Gold investors face a “challenging” market environment in the second half of the year after an essentially flat performance for the precious metal in the first six months of 2022, the World Gold Council said in its mid-year outlook report released Thursday.
Investors will need to weigh pressure from higher interest rates and potential strength in the U.S. dollar against support from high inflation and market volatility, the report said.
The World Gold Council said gold prices ended the first half of this year up 0.6%, closing at $1,817 an ounce, based on the LBMA Gold Price PM benchmark, which is administered by the ICE Benchmark Administration. Most-active gold futures traded on Comex
however, ended about 1.2% lower for the first six months of 2022, settling at $1,807.30 on June 30.
“Gold’s flat [year-to-date] performance may seem dull, but gold was nonetheless one of the best-performing assets during H1,” the World Gold Council report said. “It not only delivered positive returns, but it did so with below-average volatility,” allowing investors to mitigate losses during this volatile period.
Global gold exchange-traded funds saw a second straight month of outflows — 28 metric tons, or $1.7 billion — in June, though global holdings of gold ETFs were up 6% year to date, a separate report from the group, also released Thursday, showed.
Other major assets, such as equities and bonds, saw their worst performance in decades during the first half, Juan Carlos Artigas, the gold council’s global head of research, told MarketWatch.
Investors will continue to face “significant” challenges in the second half of the year, including rising interest rates among major central banks — which have had a big impact on financial markets, including gold, the World Gold Council report said. Higher interest rates can dull demand for the precious metal, which pays no interest.
Still, the World Gold Council believes inflation will remain high, and gold has historically performed well amid high inflation.
“ “Both investors and gold will continue walking the highwire between converging and complex dynamics.””
— Juan Carlos Artigas, World Gold Council
“Both investors and gold will continue walking the highwire between converging and complex dynamics,” Artigas said.

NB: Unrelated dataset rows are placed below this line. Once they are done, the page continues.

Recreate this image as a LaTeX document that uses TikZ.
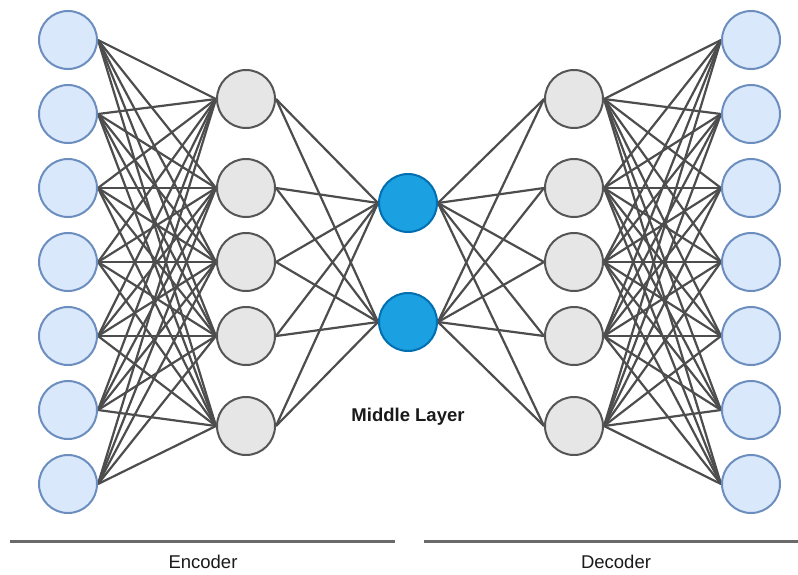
\documentclass[tikz,border=0pt]{standalone}
\usepackage{fontspec}
\setmainfont{Liberation Sans}
\usetikzlibrary{backgrounds}
\definecolor{inFill}{HTML}{DAE8FC}
\definecolor{inLine}{HTML}{6C8EBF}
\definecolor{hidFill}{HTML}{E6E6E6}
\definecolor{hidLine}{HTML}{555555}
\definecolor{midFill}{HTML}{1BA1E2}
\definecolor{midLine}{HTML}{006EAF}
\definecolor{wire}{HTML}{4D4D4D}
\definecolor{rule}{HTML}{6A6A6A}
\definecolor{ink}{HTML}{1A1A1A}
\begin{document}
\begin{tikzpicture}[x=1pt,y=-1pt,
  neuron/.style={circle,minimum size=58pt,inner sep=0pt,line width=2pt},
  inneuron/.style={neuron,fill=inFill,draw=inLine},
  hidneuron/.style={neuron,fill=hidFill,draw=hidLine},
  midneuron/.style={neuron,fill=midFill,draw=midLine},
  wire/.style={draw=wire,line width=2.2pt},
  sectionrule/.style={draw=rule,line width=3pt},
  caption/.style={text=ink,font=\fontsize{18.5}{22}\selectfont,inner sep=0pt}]
\useasboundingbox (0,0) rectangle (798,574);

% input and output layers
\foreach \i/\y in {1/40,2/114,3/188,4/262,5/336,6/410,7/484}{
  \node[inneuron] (in\i) at (68,\y) {};
  \node[inneuron] (out\i) at (751,\y) {};
}
% encoder and decoder hidden layers
\foreach \j/\y in {1/99,2/188,3/262,4/336,5/426}{
  \node[hidneuron] (eh\j) at (246,\y) {};
  \node[hidneuron] (dh\j) at (574,\y) {};
}
% bottleneck
\node[midneuron] (m1) at (408,203) {};
\node[midneuron] (m2) at (408,322) {};

% fully connected layers, kept behind the neurons
\begin{scope}[on background layer]
\foreach \i in {1,...,7}{
  \foreach \j in {1,...,5}{
    \draw[wire] (in\i.east) -- (eh\j.west);
    \draw[wire] (dh\j.east) -- (out\i.west);
  }
}
\foreach \j in {1,...,5}{
  \foreach \k in {1,2}{
    \draw[wire] (eh\j.east) -- (m\k.west);
    \draw[wire] (m\k.east) -- (dh\j.west);
  }
}
\end{scope}

\node[caption,font=\fontsize{18.5}{22}\selectfont\bfseries] (midlabel) at (408,417) {Middle Layer};

% section rules and captions
\coordinate (encA) at (10,541);
\coordinate (encB) at (395,541);
\coordinate (decA) at (424,541);
\coordinate (decB) at (798,541);
\draw[sectionrule] (encA) -- (encB);
\draw[sectionrule] (decA) -- (decB);
\node[caption] (enc) at (203,562) {Encoder};
\node[caption] (dec) at (616,562) {Decoder};
\end{tikzpicture}
\end{document}
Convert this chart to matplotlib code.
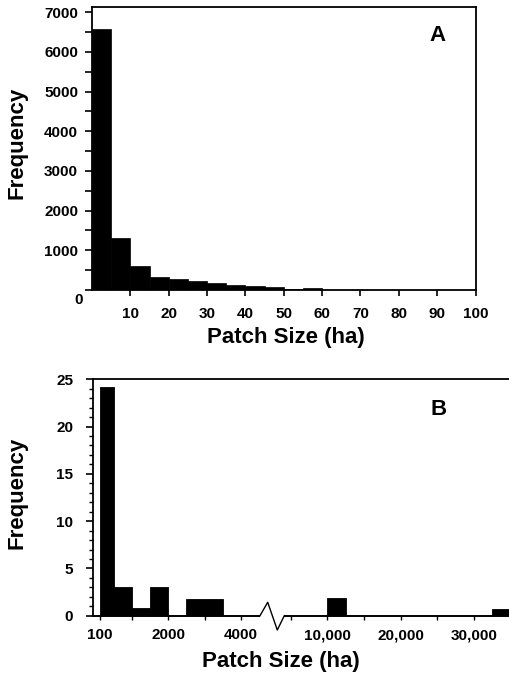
import numpy as np
import matplotlib
matplotlib.use('Agg')
import matplotlib.pyplot as plt
from matplotlib.ticker import MultipleLocator, FixedLocator, FixedFormatter

plt.rcParams['font.family'] = ['Liberation Sans', 'DejaVu Sans']
plt.rcParams['font.weight'] = 'bold'

# ---------------- data ----------------
# Panel A: 5-ha bins from 0 to 100 ha
a_bin_lo = list(range(0, 100, 5))
a_counts = [6570, 1310, 615, 320, 275, 215, 170, 130, 110, 85,
            30, 45, 10, 6, 5, 4, 3, 3, 2, 2]
a_xticks = [10, 20, 30, 40, 50, 60, 70, 80, 90, 100]
a_yticks = [1000, 2000, 3000, 4000, 5000, 6000, 7000]

# Panel B: patches > 100 ha (broken x axis)
b_bin_lo = [100, 500, 1000, 1500, 2000, 2500, 3000, 3500, 4000,
            5000, 7500, 10000, 12500, 32500]
b_bin_hi = [500, 1000, 1500, 2000, 2500, 3000, 3500, 4000, 4500,
            7500, 10000, 12500, 15000, 35000]
b_counts = [24.2, 3.0, 0.85, 3.0, 0, 1.75, 1.75, 0, 0,
            0, 0, 1.85, 0, 0.7]
b_major_ticks = [100, 2000, 4000, 10000, 20000, 30000]
b_major_labels = ['100', '2000', '4000', '10,000', '20,000', '30,000']
b_minor_ticks = [1000, 3000, 5000, 15000, 25000]

# ---------------- figure ----------------
W, H = 509, 680
fig = plt.figure(figsize=(W / 100, H / 100), dpi=100)

def fx(px):
    return px / W

def fy(py):
    return 1 - py / H

lab_fs = 16
tick_fs = 11

# ---- Panel A ----
axA = fig.add_axes([fx(92), fy(290), fx(475.5) - fx(92), fy(7.3) - fy(290)])
axA.bar(a_bin_lo, a_counts, width=5, align='edge', color='black',
        edgecolor='black', linewidth=0.5)
axA.set_xlim(0, 100)
axA.set_ylim(0, 7125)
axA.set_xticks(a_xticks)
axA.set_yticks(a_yticks)
axA.yaxis.set_minor_locator(MultipleLocator(500))
axA.tick_params(axis='x', direction='out', length=4, width=1.2, pad=8,
                labelsize=tick_fs)
axA.tick_params(axis='y', which='both', direction='out', length=5, width=1.2,
                pad=5, labelsize=tick_fs)
for lab in axA.get_xticklabels() + axA.get_yticklabels():
    lab.set_fontweight('bold')
for s in axA.spines.values():
    s.set_linewidth(1.3)
axA.text(-0.034, -0.036, '0', transform=axA.transAxes, ha='center',
         va='center', fontsize=tick_fs, fontweight='bold')
axA.text(0.902, 0.902, 'A', transform=axA.transAxes, ha='center',
         va='center', fontsize=16, fontweight='bold')

# ---- Panel B: piecewise scale with a break ----
L_SLOPE = 0.0362
BREAK_X = 4530.0
R_SLOPE = 0.00734
R_REF = 5000.0
R_OFF = 194.7
U_BREAK_LO = L_SLOPE * BREAK_X
U_BREAK_HI = R_OFF + (BREAK_X - R_REF) * R_SLOPE

def fwd(x):
    x = np.asarray(x, dtype=float)
    return np.where(x <= BREAK_X, L_SLOPE * x, R_OFF + (x - R_REF) * R_SLOPE)

def inv(u):
    u = np.asarray(u, dtype=float)
    left = u / L_SLOPE
    right = R_REF + (u - R_OFF) / R_SLOPE
    return np.where(u <= U_BREAK_LO, left,
                    np.where(u >= U_BREAK_HI, right, BREAK_X))

bx0, bx1 = 92.7, 509.0
by_top, by_bot = 379.3, 615.7
axB = fig.add_axes([fx(bx0), fy(by_bot), fx(bx1) - fx(bx0), fy(by_top) - fy(by_bot)])
axB.set_xscale('function', functions=(fwd, inv))
u_min = bx0 - 95.9
u_max = bx1 - 95.9
x_min = float(inv(u_min))
x_max = float(inv(u_max))
axB.set_xlim(x_min, x_max)
axB.set_ylim(0, 25)

widths = [h - l for l, h in zip(b_bin_lo, b_bin_hi)]
axB.bar(b_bin_lo, b_counts, width=widths, align='edge', color='black',
        edgecolor='black', linewidth=0.6)

axB.xaxis.set_major_locator(FixedLocator(b_major_ticks))
axB.xaxis.set_major_formatter(FixedFormatter(b_major_labels))
axB.xaxis.set_minor_locator(FixedLocator(b_minor_ticks))
axB.tick_params(axis='x', which='both', direction='out', length=3, width=1.0,
                pad=6, labelsize=tick_fs)
axB.yaxis.set_major_locator(MultipleLocator(5))
axB.yaxis.set_minor_locator(MultipleLocator(1))
axB.tick_params(axis='y', which='major', direction='out', length=5, width=1.2,
                pad=9, labelsize=tick_fs)
axB.tick_params(axis='y', which='minor', direction='out', length=3, width=1.0)
for lab in axB.get_xticklabels() + axB.get_yticklabels():
    lab.set_fontweight('bold')
axB.spines['right'].set_visible(False)
axB.spines['bottom'].set_visible(False)
axB.spines['top'].set_linewidth(1.3)
axB.spines['left'].set_linewidth(1.3)

def ufrac(u):
    return (u - u_min) / (u_max - u_min)

hB = by_bot - by_top
# baseline segments
axB.plot([ufrac(u_min), ufrac(164.1)], [0, 0], transform=axB.transAxes,
         color='black', lw=1.4, clip_on=False, solid_capstyle='butt')
axB.plot([ufrac(188.4), ufrac(u_max)], [0, 0], transform=axB.transAxes,
         color='black', lw=1.4, clip_on=False, solid_capstyle='butt')
# zigzag break mark
zz_u = [164.1, 171.8, 181.4, 188.4]
zz_dy = [0, 13.4, -14.3, 0]
axB.plot([ufrac(u) for u in zz_u], [d / hB for d in zz_dy],
         transform=axB.transAxes, color='black', lw=1.0, clip_on=False)

axB.text(0.832, 0.874, 'B', transform=axB.transAxes, ha='center',
         va='center', fontsize=16, fontweight='bold')

# axis labels
fig.text(fx(286), fy(337), 'Patch Size (ha)', ha='center', va='center',
         fontsize=lab_fs, fontweight='bold')
fig.text(fx(281), fy(662), 'Patch Size (ha)', ha='center', va='center',
         fontsize=lab_fs, fontweight='bold')
fig.text(fx(16.7), fy(143), 'Frequency', ha='center', va='center',
         rotation=90, fontsize=lab_fs, fontweight='bold')
fig.text(fx(16.7), fy(492.5), 'Frequency', ha='center', va='center',
         rotation=90, fontsize=lab_fs, fontweight='bold')

fig.savefig('out.png', dpi=100)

“For gold, the negative impact of higher nominal interest rates and the possibility of a stronger dollar is likely to be offset by persistent inflation, market volatility driven by shifts in monetary policy and ongoing geopolitical risks,” he said. “Additionally, we believe that, as economies decelerate but stubborn inflation lingers, equities and bonds are likely to underperform, underscoring gold’s role as a key strategic hedge.”